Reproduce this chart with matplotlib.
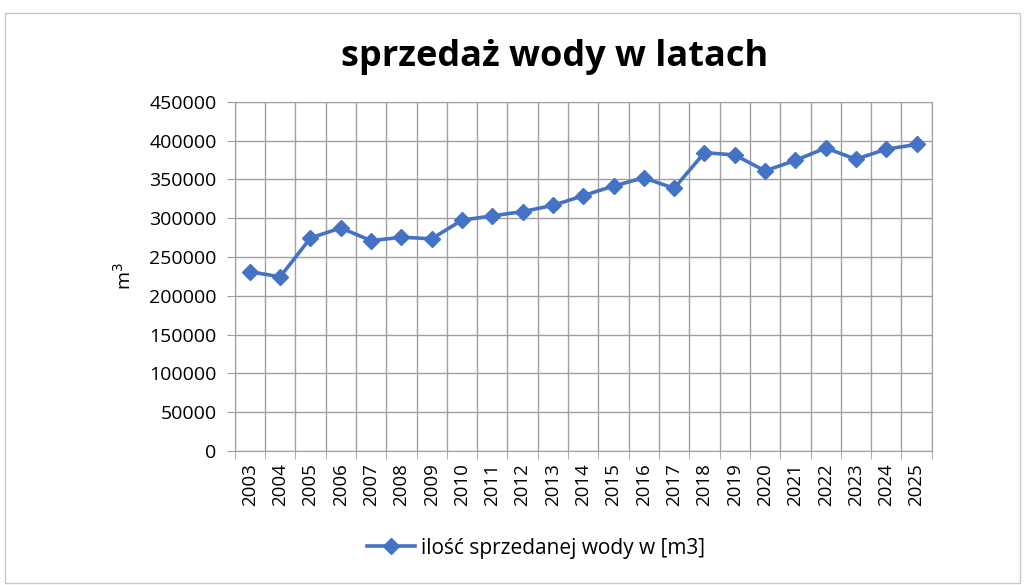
import numpy as np
import matplotlib.pyplot as plt
from matplotlib.ticker import MultipleLocator

plt.rcParams['font.family'] = ['Open Sans', 'DejaVu Sans']

years = [str(y) for y in range(2003, 2026)]
sales = [231000, 224500, 274500, 287500, 271000, 275500, 273500, 297500,
         303000, 308500, 316500, 329000, 341500, 352000, 338500, 384500,
         381500, 361000, 374500, 390500, 376000, 389000, 395000]

fig = plt.figure(figsize=(10.25, 5.85), dpi=100)
ax = fig.add_axes([0.229, 0.229, 0.680, 0.597])

x = np.arange(len(years))
ax.plot(x, sales, color='#4472C4', lw=2.6, marker='D', ms=8,
        label='ilość sprzedanej wody w [m3]')

ax.set_xlim(-0.5, len(years) - 0.5)
ax.set_ylim(0, 450000)
ax.yaxis.set_major_locator(MultipleLocator(50000))
ax.set_xticks(x)
ax.set_xticklabels(years, rotation=90, fontsize=13.5)
ax.set_xticks(np.arange(-0.5, len(years)), minor=True)
ax.tick_params(axis='x', which='major', length=0, pad=9)
ax.tick_params(axis='x', which='minor', length=6, color='#a0a0a0')
ax.tick_params(axis='y', length=6, color='#a0a0a0', labelsize=14, pad=7)
ax.grid(True, which='minor', axis='x', color='#a0a0a0', lw=1)
ax.grid(True, which='major', axis='y', color='#a0a0a0', lw=1)
ax.set_axisbelow(True)
for s in ax.spines.values():
    s.set_color('#a0a0a0')

ax.set_ylabel('m$^3$', fontsize=14, labelpad=10)
fig.text(0.541, 0.903, 'sprzedaż wody w latach', ha='center', va='center',
         fontsize=26, fontweight='bold')

fig.legend(loc='center', bbox_to_anchor=(0.523, 0.063), frameon=False,
           fontsize=15, handlelength=2.3, handletextpad=0.3)

# outer chart border
fig.patches.append(plt.Rectangle((0.005, 0.003), 0.99, 0.975, transform=fig.transFigure,
                                 fill=False, edgecolor='#c8c8c8', lw=1))

fig.savefig('out.png', dpi=100)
━━━━━━━━━━━━━━━━━━━━━━━━━━━━━━
▶ [WHAT TO WORK ON] For the listing above, identify each line bearing "chart".

▶ [EXERCISE RESULT]
Reproduce this chart with matplotlib.
# outer chart border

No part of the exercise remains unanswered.